Quantum fluctuations and expanding universe As far as I understand, Hawking radiation is formed at the edge of a black hole, when a particle/anti particle pair is formed and one of the particles falls into the black hole before the particles has time to annihilate. This made me think of other situations where this could occur which led me to think about the expansion of the universe.
Since rate of expansion of the universe is increasing all the time due to dark energy, and at some point in the future the expansion will be so fast as to tear matter apart, wouldn't there be a point where particle/anti particle pairs that spontaneously form from quantum fluctuations be torn apart faster than they can annihilate, thus forming infinite amounts of new matter in the ever expanding universe?
Can anyone with a better understanding of the maths behind this explain what would actually happen?
 A: The expansion of the universe won't necessarily get to the point where it rips everything apart.
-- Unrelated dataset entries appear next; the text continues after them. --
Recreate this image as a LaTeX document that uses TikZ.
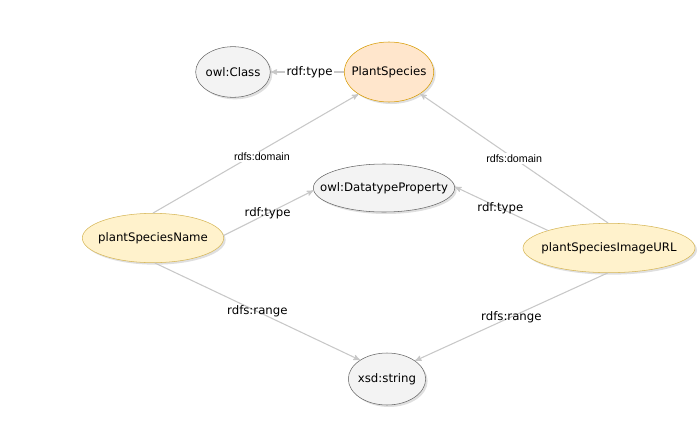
\documentclass[tikz,border=0pt]{standalone}
\usepackage{fontspec}
\setmainfont{DejaVu Sans}
\newfontfamily\arialfont{Liberation Sans}
\usetikzlibrary{arrows,shadows,shapes.geometric}

\definecolor{greyfill}{HTML}{F3F3F3}
\definecolor{greyline}{HTML}{666666}
\definecolor{orangefill}{HTML}{FFE6CC}
\definecolor{orangeline}{HTML}{D79B00}
\definecolor{yellowfill}{HTML}{FFF2CC}
\definecolor{yellowline}{HTML}{D6B656}
\definecolor{edgegrey}{HTML}{C8C8C8}

\newcommand{\restext}[1]{\makebox[0pt]{#1}}

\begin{document}
\begin{tikzpicture}[
	>=stealth',
	x=0.75pt, y=-0.75pt,
	font=\fontsize{8.8}{10}\selectfont,
	res/.style={draw,ellipse,inner sep=0,drop shadow={opacity=0.25,shadow xshift=1.5pt,shadow yshift=-1.5pt}},
	plain/.style={res,fill=greyfill,draw=greyline},
	cls/.style={res,fill=orangefill,draw=orangeline},
	prop/.style={res,fill=yellowfill,draw=yellowline},
	link/.style={->,draw=edgegrey,line width=0.8pt},
	lbl/.style={text=black,inner sep=1pt},
	small/.style={lbl,fill=white,font=\arialfont\fontsize{8}{9}\selectfont}
	]
	\useasboundingbox (0,0) rectangle (698,435);
	% classes and datatypes
	\node [plain,minimum width=56pt,minimum height=38pt] (owlclass) at (233,72) {\restext{owl:Class}};
	\node [cls,minimum width=67pt,minimum height=45pt] (species) at (389,72) {\restext{PlantSpecies}};
	\node [plain,minimum width=106pt,minimum height=36pt] (dtprop) at (384,188) {\restext{owl:DatatypeProperty}};
	\node [plain,minimum width=58pt,minimum height=39pt] (xsdstring) at (387,379) {\restext{xsd:string}};
	% properties
	\node [prop,minimum width=106pt,minimum height=37pt] (name) at (153,238) {\restext{plantSpeciesName}};
	\node [prop,minimum width=129pt,minimum height=37pt] (imageurl) at (609,248) {\restext{plantSpeciesImageURL}};
	% edges
	\draw[link] (species) -- (owlclass) node[lbl,fill=white,pos=0.47] {rdf:type};
	\draw[link] (name.90) -- (species.216) node[small,pos=0.53,below=1pt] {rdfs:domain};
	\draw[link] (imageurl.92) -- (species.-35) node[small,pos=0.5] {rdfs:domain};
	\draw[link] (name.2) -- (dtprop.182) node[lbl,pos=0.49] {rdf:type};
	\draw[link] (imageurl.164) -- (dtprop.1) node[lbl,pos=0.51] {rdf:type};
	\draw[link] (name.-86) -- (xsdstring.145) node[lbl,pos=0.5] {rdfs:range};
	\draw[link] (imageurl.-93) -- (xsdstring.33) node[lbl,pos=0.5] {rdfs:range};
\end{tikzpicture}
\end{document}
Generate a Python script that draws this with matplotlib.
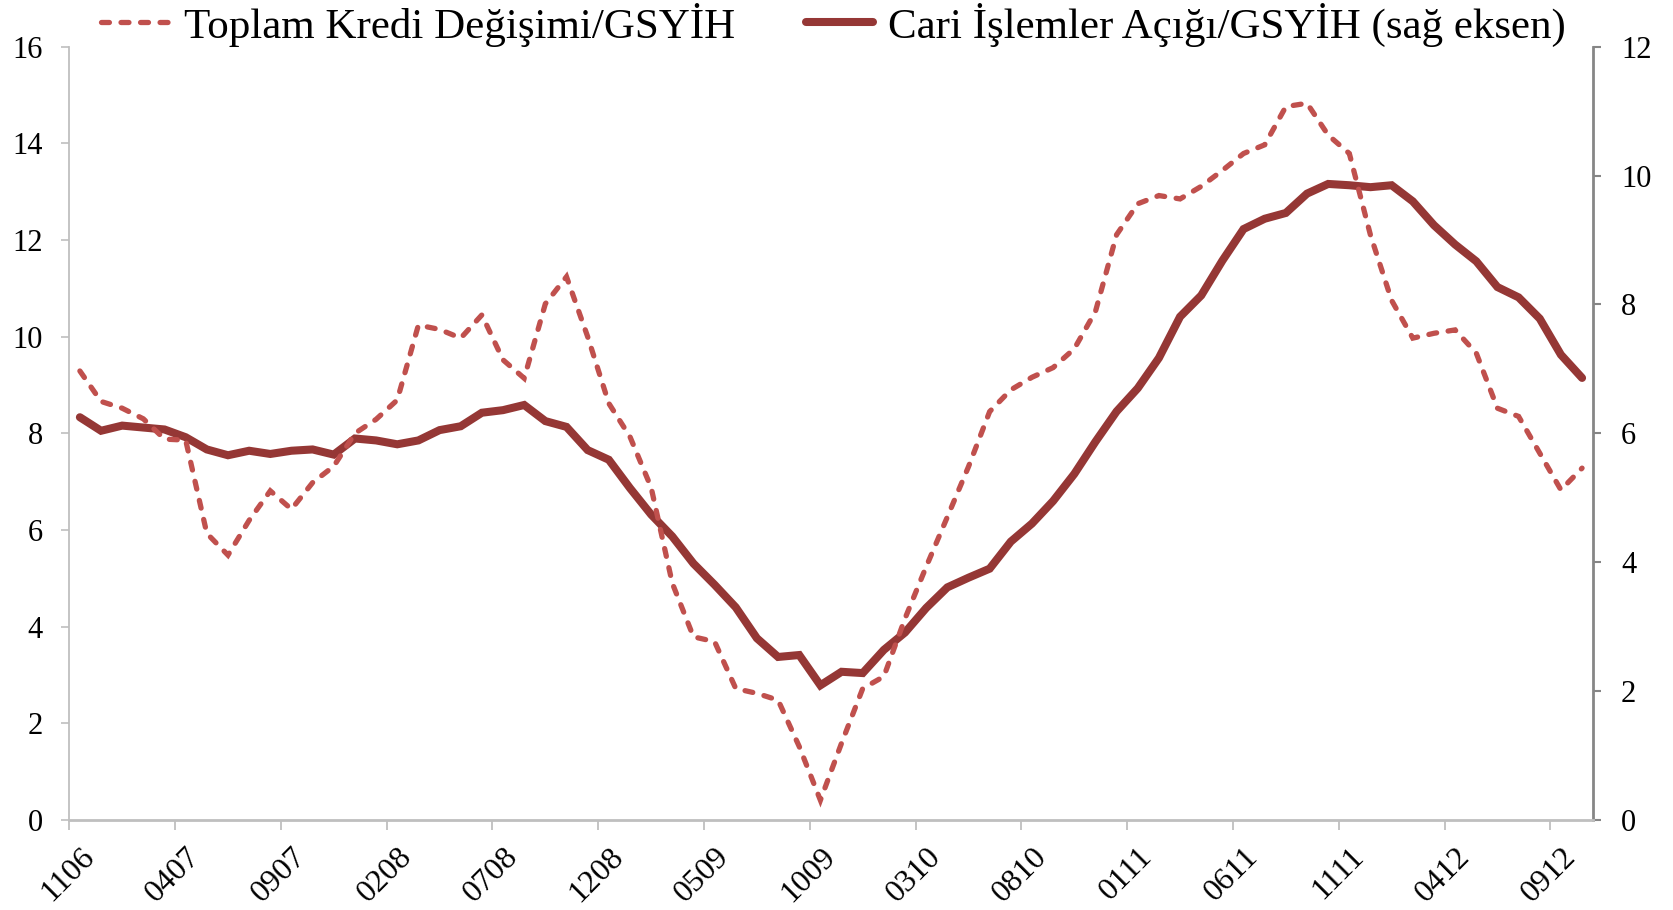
import matplotlib
matplotlib.use("Agg")
import matplotlib.pyplot as plt
import pandas as pd
from matplotlib.lines import Line2D

# ---- data -------------------------------------------------------------
categories = list(pd.period_range("2006-11", periods=72, freq="M").strftime("%m%y"))

kredi_gsyih = [9.29, 8.66, 8.52, 8.30, 7.88, 7.86, 5.93, 5.48, 6.20, 6.81,
               6.43, 6.98, 7.32, 8.00, 8.29, 8.69, 10.24, 10.15, 9.97, 10.45,
               9.52, 9.14, 10.68, 11.24, 10.00, 8.62, 7.93, 6.88, 4.90, 3.79,
               3.69, 2.72, 2.62, 2.48, 1.52, 0.41, 1.59, 2.72, 2.97, 4.17,
               5.24, 6.27, 7.31, 8.45, 8.90, 9.16, 9.36, 9.75, 10.52, 12.11,
               12.75, 12.92, 12.85, 13.11, 13.44, 13.79, 13.97, 14.76, 14.83, 14.17,
               13.79, 12.10, 10.75, 9.97, 10.07, 10.14, 9.66, 8.52, 8.35, 7.59,
               6.83, 7.28]

cari_acik_gsyih = [6.25, 6.04, 6.12, 6.09, 6.06, 5.94, 5.75, 5.66, 5.73, 5.68,
                   5.73, 5.75, 5.67, 5.92, 5.89, 5.83, 5.89, 6.05, 6.11, 6.32,
                   6.36, 6.44, 6.19, 6.10, 5.74, 5.59, 5.15, 4.74, 4.40, 3.98,
                   3.65, 3.30, 2.82, 2.53, 2.56, 2.09, 2.30, 2.28, 2.64, 2.91,
                   3.29, 3.61, 3.76, 3.90, 4.32, 4.60, 4.95, 5.37, 5.87, 6.34,
                   6.70, 7.17, 7.81, 8.14, 8.68, 9.17, 9.33, 9.42, 9.72, 9.87,
                   9.85, 9.82, 9.85, 9.60, 9.23, 8.93, 8.67, 8.27, 8.11, 7.78,
                   7.22, 6.86]

series_names = ["Toplam Kredi Değişimi/GSYİH", "Cari İşlemler Açığı/GSYİH (sağ eksen)"]
left_ticks = [0, 2, 4, 6, 8, 10, 12, 14, 16]
right_ticks = [0, 2, 4, 6, 8, 10, 12]
label_step = 5

# ---- style --------------------------------------------------------------
plt.rcParams["font.family"] = ["Liberation Serif", "DejaVu Serif"]
TICK_FS = 22
XTICK_FS = 23
LEG_FS = 31
c_dash = "#C0504D"
c_solid = "#953735"
LW_DASH = 3.8
LW_SOLID = 5.8
DASHES = (1.5, 2.2)

fig = plt.figure(figsize=(16.74, 9.10), dpi=100)
ax = fig.add_axes([0.0414, 0.0989, 0.9100, 0.8498])
ax2 = ax.twinx()
ax.set_zorder(2)
ax.patch.set_visible(False)

x = list(range(len(categories)))
l2, = ax2.plot(x, cari_acik_gsyih, color=c_solid, lw=LW_SOLID, solid_capstyle="round",
               solid_joinstyle="miter")
l1, = ax.plot(x, kredi_gsyih, color=c_dash, lw=LW_DASH, dashes=DASHES,
              dash_capstyle="round", dash_joinstyle="miter")

ax.set_xlim(-0.5, len(categories) - 0.5)
ax.set_ylim(left_ticks[0], left_ticks[-1])
ax2.set_ylim(right_ticks[0], right_ticks[-1])

ax.set_yticks(left_ticks)
ax.set_yticklabels([str(t) for t in left_ticks], fontsize=TICK_FS)
ax2.set_yticks(right_ticks)
ax2.set_yticklabels([str(t) for t in right_ticks], fontsize=TICK_FS)

# x: tick marks on category boundaries, labels at category centres
bounds = [i - 0.5 for i in range(0, len(categories), label_step)]
ax.set_xticks(bounds)
ax.set_xticklabels([""] * len(bounds))
lab_pos = list(range(0, len(categories), label_step))
ax.set_xticks(lab_pos, minor=True)
ax.set_xticklabels([categories[i] for i in lab_pos], minor=True, fontsize=XTICK_FS,
                   rotation=45, ha="right", va="top", rotation_mode="anchor")
ax.tick_params(axis="x", which="major", length=7, width=1.3, color="#BFBFBF", direction="out")
ax.tick_params(axis="x", which="minor", length=0, pad=16)

ax.tick_params(axis="y", length=6, width=1.2, color="#BFBFBF", pad=13)
ax2.tick_params(axis="y", length=5.5, width=1.5, color="#868686", pad=15)

for s in ["top", "right"]:
    ax.spines[s].set_visible(False)
ax.spines["left"].set_color("#BFBFBF")
ax.spines["left"].set_linewidth(1.3)
ax.spines["bottom"].set_color("#BFBFBF")
ax.spines["bottom"].set_linewidth(2)
for s in ["top", "left", "bottom"]:
    ax2.spines[s].set_visible(False)
ax2.spines["right"].set_color("#868686")
ax2.spines["right"].set_linewidth(2)

h1 = Line2D([], [], color=c_dash, lw=LW_DASH, dashes=DASHES, dash_capstyle="round")
h2 = Line2D([], [], color=c_solid, lw=LW_SOLID, solid_capstyle="round")
fig.legend([h1, h2], series_names, loc="center left", bbox_to_anchor=(0.0603, 0.973),
           ncol=2, frameon=False, fontsize=LEG_FS, handlelength=1.55,
           handletextpad=0.37, columnspacing=1.65, borderpad=0, borderaxespad=0)

fig.savefig("out.png", dpi=100)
It depends on the equation of state of the dark energy. The phenomenon you describe is called the Big Rip, but if dark energy behaves like a cosmological constant (which is currently consistent with observations) there will be no Big Rip.
But the expansion caused by dark energy does form the equivalent of an event horizon. At some distance from it the expansion is so great that nothing travelling at the speed of light or less could reach us even given infinite time. This causes a horizon similar to the horizon round a black hole, and just like a black hole this horizon does emit Hawking radiation. The Wikipedia article on dark energy discusses this, and places the horizon at 16 billion light years so it will be a while before we see it :-)
The paper Expanding Confusion goes into the maths if you fancy the challenge.
Response to comment:
The virtual particle pair being pulled apart description of Hawking radiation is only a metaphor. Remember that the Feynmann diagrams showing virtual particles are just an illustration of one term in a calculation and are not intended to be taken literally. Depending on who you ask, and what you mean by exist, virtual particles don't really exist. See this article by Matt Strassler on virtual particles for an excellent, though inevitably difficult, explanation of virtual particles. See this article by John Baez for more on the nature of Hawking radiation.
The calculation showing that Hawking radiation exists is done by comparing what a quantum field looks like to an observer at infinity in the presence of a horizon. Hawking radiation is seen because observers near and far from the horizon will disagree about what constitiues a vacuum. I can't say any more about this because I don't understand it well enough. If you're interested this paper describes the calculation in layman's terms (for a small subset of extraordinarily well informed laymen).
So the question does a Big Rip pull apart virtual particles is probably meaningless, though the question could presumably be rephrased along the lines of how a Big Rip affects the apparent QFT vacuum. Even then I'm not sure this has an answer. The Hawking calculation is done by extrapolating to infinity and requires an asymptotically flat or effectively flat spacetime. How you'd do the calculation during the approach to the Big Rip I don't know.
If you were an observer in the closing stages of a Big Rip you would see yourself surrounded by a spherical horizon, emitting Hawking radiation, and the horizon would shrink in towards you at an exponentially increasing rate. I'd guess the Hawking radiation would become more intense as the horizon sweeps towards you but i don't know if it would tend to infinity or not.